Ainda na economia, a Previdência é a pauta mínima que o País precisa. Ainda tem reforma tributária, reforma do Estado...
Sim, mas a reforma tributária não é só vontade do Presidente. É vontade dos prefeitos, dos governadores, é uma reforma que, como está acontecendo agora, anda sozinha no Congresso Nacional.
O senhor acha que o conjunto do Congresso tem uma noção perfeita da gravidade da situação do País?
Tem. O Congresso sabe do seu papel e sabe das suas responsabilidades. E tem líderes no Congresso capazes de avalizar o compromisso do Congresso com a nação brasileira.
Quando a gente olha de fora, tem-se a impressão de que o deputado só quer votar se liberarem a emenda – até porque se não fizer isso, o cara também é cobrado na base e não se reelege... Tem essa dialética.
Tem que ter, e é legítimo que tenha. Mas antes tem a missão nacional e todo mundo sabe dela. E tenha certeza, nessa queda de braço, que o Congresso vai saber cumprir o seu papel.

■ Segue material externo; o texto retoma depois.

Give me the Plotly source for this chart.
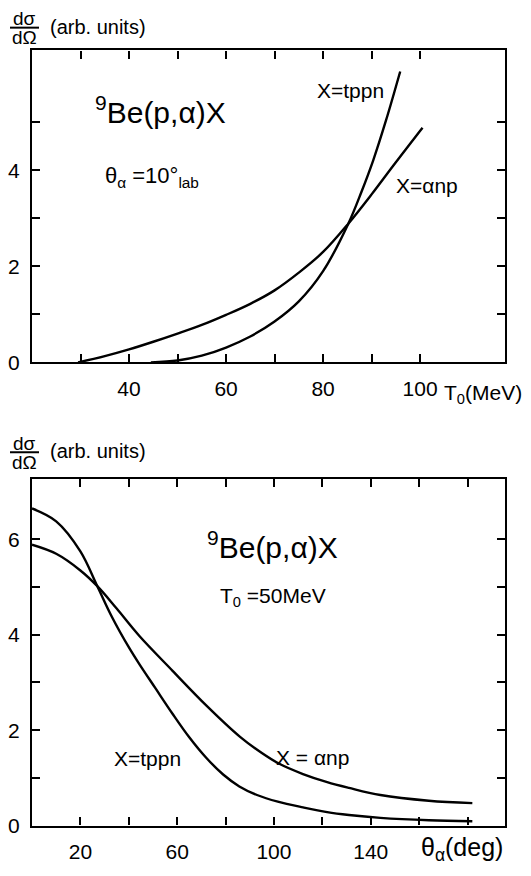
import plotly.graph_objects as go

# ---- Upper panel: 9Be(p,alpha)X at theta_alpha = 10 deg (lab), vs T0 ----
t0_tppn = [44.5, 50, 55, 60, 65, 70, 75, 80, 85.2, 87.9, 90.3, 93, 95.9]
sig_tppn_t0 = [0.0, 0.04, 0.14, 0.31, 0.54, 0.85, 1.27, 1.9, 2.89, 3.55, 4.2, 5.05, 6.06]

t0_anp = [29.5, 35, 40, 45, 50, 55, 60, 65, 70, 75, 80, 85.2, 90, 95, 100.5]
sig_anp_t0 = [0.0, 0.13, 0.27, 0.43, 0.6, 0.78, 0.99, 1.22, 1.5, 1.87, 2.3, 2.89, 3.5, 4.17, 4.89]

# ---- Lower panel: 9Be(p,alpha)X at T0 = 50 MeV, vs theta_alpha ----
th_tppn = [0, 10, 20, 27, 33, 40, 44.3, 51, 58, 65, 72, 79, 85.7, 93, 101.6, 112, 122, 131, 144,
           164, 182]
sig_tppn_th = [6.65, 6.38, 5.75, 5.02, 4.38, 3.74, 3.39, 2.88, 2.35, 1.85, 1.42, 1.07, 0.82, 0.64,
               0.5, 0.38, 0.28, 0.22, 0.16, 0.11, 0.09]

th_anp = [0, 10, 20, 27, 35, 44.3, 58, 72, 86, 95, 102, 112, 122, 131, 144, 164, 182]
sig_anp_th = [5.89, 5.7, 5.35, 5.02, 4.55, 3.98, 3.25, 2.52, 1.86, 1.52, 1.3, 1.08, 0.91, 0.79,
              0.64, 0.52, 0.47]

# tick positions / labels
top_x_ticks = [30, 40, 50, 60, 70, 80, 90, 100]
top_x_text = ["", "40", "", "60", "", "80", "", "100"]
top_y_ticks = [0, 1, 2, 3, 4, 5]
top_y_text = ["0", "", "2", "", "4", ""]
bot_x_ticks = [20, 40, 60, 80, 100, 120, 140, 160, 180]
bot_x_text = ["20", "", "60", "", "100", "", "140", "", ""]
bot_y_ticks = [0, 1, 2, 3, 4, 5, 6]
bot_y_text = ["0", "", "2", "", "4", "", "6"]

FONT = "Liberation Sans"
W, H = 531, 876
line = dict(color="black", width=2.4)

fig = go.Figure()
for xs, ys, xa, ya in [(t0_tppn, sig_tppn_t0, "x", "y"), (t0_anp, sig_anp_t0, "x", "y"),
                       (th_tppn, sig_tppn_th, "x2", "y2"), (th_anp, sig_anp_th, "x2", "y2")]:
    fig.add_trace(go.Scatter(x=xs, y=ys, mode="lines", line=dict(**line, shape="spline", smoothing=1.0),
                             xaxis=xa, yaxis=ya, showlegend=False, hoverinfo="skip"))

axis_common = dict(showgrid=False, zeroline=False, showline=True, linecolor="black", linewidth=2.4,
                   mirror="ticks", ticks="inside", ticklen=8, tickwidth=2.2, tickcolor="black",
                   tickfont=dict(family=FONT, size=21, color="black"), ticklabelstandoff=6)

xdom = [32 / W, 505 / W]
fig.update_layout(
    width=W, height=H, margin=dict(l=0, r=0, t=0, b=0),
    paper_bgcolor="white", plot_bgcolor="white",
    font=dict(family=FONT, color="black"),
    xaxis=dict(domain=xdom, range=[20, 117.5], anchor="y", tickmode="array",
               tickvals=top_x_ticks, ticktext=top_x_text, **axis_common),
    yaxis=dict(domain=[(H - 367) / H, (H - 51) / H], range=[0, 6.5], anchor="x", tickmode="array",
               tickvals=top_y_ticks, ticktext=top_y_text, **axis_common),
    xaxis2=dict(domain=xdom, range=[0, 195.5], anchor="y2", tickmode="array",
                tickvals=bot_x_ticks, ticktext=bot_x_text, **axis_common),
    yaxis2=dict(domain=[(H - 836) / H, (H - 485) / H], range=[0, 7.27], anchor="x2", tickmode="array",
                tickvals=bot_y_ticks, ticktext=bot_y_text, **axis_common),
)


def note(text, x, y, size, xref="x", yref="y", **kw):
    fig.add_annotation(text=text, x=x, y=y, xref=xref, yref=yref, showarrow=False,
                       xanchor="center", yanchor="middle",
                       font=dict(family=FONT, size=size, color="black"), **kw)


def py(pix):
    """Paper y coordinate for a pixel row measured from the top."""
    return 1 - pix / H


def px(pix):
    """Paper x coordinate for a pixel column measured from the left."""
    return pix / W


# upper panel texts
note("<sup>9</sup>Be(p,α)X", 46.5, 5.26, 30)
note("θ<sub>α</sub> =10°<sub>lab</sub>", 44.8, 3.86, 22)
note("X=tppn", 85.6, 5.67, 21)
note("X=αnp", 101.5, 3.69, 21)
note("T<sub>0</sub>(MeV)", px(483), py(399), 21, xref="paper", yref="paper")

# lower panel texts
note("<sup>9</sup>Be(p,α)X", 99.2, 5.88, 30, xref="x2", yref="y2")
note("T<sub>0</sub> =50MeV", 99.6, 4.8, 21, xref="x2", yref="y2")
note("X=tppn", 47.8, 1.41, 21, xref="x2", yref="y2")
note("X = αnp", 116.1, 1.43, 21, xref="x2", yref="y2")
note("θ<sub>α</sub>(deg)", px(462), py(860), 25, xref="paper", yref="paper")

# y-axis titles: dσ/dΩ (arb. units)
for top in (0, 430):
    note("dσ", px(24), py(19 + top), 19, xref="paper", yref="paper")
    note("dΩ", px(24), py(38 + top), 19, xref="paper", yref="paper")
    fig.add_shape(type="line", xref="paper", yref="paper", x0=px(10), x1=px(39),
                  y0=py(28 + top), y1=py(28 + top), line=dict(color="black", width=2))
    note("(arb. units)", px(98), py(27 + top), 20, xref="paper", yref="paper")

fig.write_html("out.html")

O Governo tem uma pauta de costumes e uma pauta econômica. O senhor acha que o foco na primeira pode prejudicar a segunda?
Não deve entrar com a pauta de costumes agora, não. Aguarda um pouco, faz a pauta econômica! Você veja: ontem a divisão se deu na pauta de costumes, na organização do Ministério da Justiça botar o Coaf, que era ligado à Fazenda, e sob o controle da polícia.
Foi o que deu problema ontem. Segura a pauta de costumes e vamos tocar a economia.
O que derruba governo é a economia, o que faz governo se reeleger e ganhar eleição é a economia.
Que recomendação o senhor daria ao Presidente?
Para ter cautela e tratar com cordialidade o Congresso Nacional, que não custa nada. Ele é aliado do Congresso Nacional e se conseguir aliados poderosos no Congresso, uma base estável, ele vai fazer um grande governo. Não adianta querer pegar mosca com vinagre e nem querer tratar seus aliados de identidade ideológica a pontapé. Isso não leva a lugar nenhum.
Hoje, 23 de maio, você está otimista ou pessimista com o Brasil?
Estou otimista. As reformas começaram a andar, o Congresso já votou a PEC 870 e vai votar as outras PECs e vai votar a Previdência antes do recesso de julho. O primeiro turno vai ser votado antes do recesso.